I really don’t do Christian theology, in particular, Puritanism/Calvinism, but found it interesting that as well as the Elect (the chosen ones) and the reprobates (doomed and damned to Hell) they have a third category – the Preterite.
[Louis Mackey draws on a useful metaphor to distinguish these three groups (elect, reprobate, preterite) clearly: “All men are drowning. A few of them God mercifully plucks out of the water and revives. Some are pushed down and held under. The rest are allowed to sink on their own.” Note the irony: through God’s abandonment, the preterites are the only people given the gift of freedom. Ignored and overlooked, they are allowed to sink or swim.]

So, both Elect and Damned suffer from pre-destination, but the Preterite appear free to respond unpredictably, to take advantage of random events, and they do not have some inevitable future.

Very interesting, both for Gravity's Rainbow, and in the context of RAW’s work.

PS: @Oz I love the chiaroscuro trope...

Rarebit Fiend said...

@Alias- Calvinism works in the abstract sense for me.
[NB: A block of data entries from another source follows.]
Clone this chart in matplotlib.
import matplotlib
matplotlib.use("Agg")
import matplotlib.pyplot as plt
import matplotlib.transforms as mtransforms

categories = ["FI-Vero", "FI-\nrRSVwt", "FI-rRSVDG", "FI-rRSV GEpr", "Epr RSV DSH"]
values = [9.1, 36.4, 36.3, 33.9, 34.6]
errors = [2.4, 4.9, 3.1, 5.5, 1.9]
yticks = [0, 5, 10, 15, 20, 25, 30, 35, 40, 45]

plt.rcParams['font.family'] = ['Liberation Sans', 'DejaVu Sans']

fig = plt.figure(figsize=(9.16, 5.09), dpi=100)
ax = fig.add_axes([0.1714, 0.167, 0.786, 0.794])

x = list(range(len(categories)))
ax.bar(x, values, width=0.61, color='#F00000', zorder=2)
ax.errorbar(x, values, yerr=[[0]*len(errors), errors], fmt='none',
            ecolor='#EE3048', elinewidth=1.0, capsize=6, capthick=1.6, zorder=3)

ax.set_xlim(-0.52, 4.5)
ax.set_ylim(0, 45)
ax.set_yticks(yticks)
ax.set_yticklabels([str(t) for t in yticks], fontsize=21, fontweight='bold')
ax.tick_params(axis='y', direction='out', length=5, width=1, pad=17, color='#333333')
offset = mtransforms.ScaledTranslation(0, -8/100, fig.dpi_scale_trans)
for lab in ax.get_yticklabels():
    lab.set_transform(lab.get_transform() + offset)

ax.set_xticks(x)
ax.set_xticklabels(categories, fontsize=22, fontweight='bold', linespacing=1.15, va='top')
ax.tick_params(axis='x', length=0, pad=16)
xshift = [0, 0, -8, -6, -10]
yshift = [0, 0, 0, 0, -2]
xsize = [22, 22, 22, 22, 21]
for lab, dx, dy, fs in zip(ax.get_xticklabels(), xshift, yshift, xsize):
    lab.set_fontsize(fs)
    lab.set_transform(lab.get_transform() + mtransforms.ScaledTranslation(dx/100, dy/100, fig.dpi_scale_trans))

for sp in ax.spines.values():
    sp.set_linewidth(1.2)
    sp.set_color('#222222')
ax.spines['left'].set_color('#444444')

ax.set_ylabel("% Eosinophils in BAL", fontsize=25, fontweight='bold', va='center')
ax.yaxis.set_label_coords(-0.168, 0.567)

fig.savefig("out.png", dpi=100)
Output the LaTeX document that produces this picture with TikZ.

For example, predetermination somewhat corroborates with the eternalist model of spacetime. (I also cast off most of the primitive notions of hell and damnation. No amount of sophistry can convince me that eternal punishment isn't anything aside from a short-sighted primate nightmare vision.) If we accept the idea that the Creator is omnipotent and/or omniscient something like predetermination/fate would have to exist (our fate is still reserved from us, perhaps only existing in the mind of the Creator). But it does seem to me that free will is an illusion if you accept a Creator or the fourth dimensional models of the universe (which I do not claim to fully understand). (Alan Moore makes the compelling argument that free will has only been kept alive by Christian theologians to justify the notion of sin.)

When we try to apply the cosmology to something like morality it becomes all sorts of mucked up. Scottish Presbyterianism is hilariously deconstructed in James Hoggs' "Confessions of a Justified Sinner" which is probably one of my favorite works of Calvinist "theology." Anyways, people who approach religion from a moralist standpoint are naive and suspect in my mind. We don't need no stinking thunder god to be decent human beings.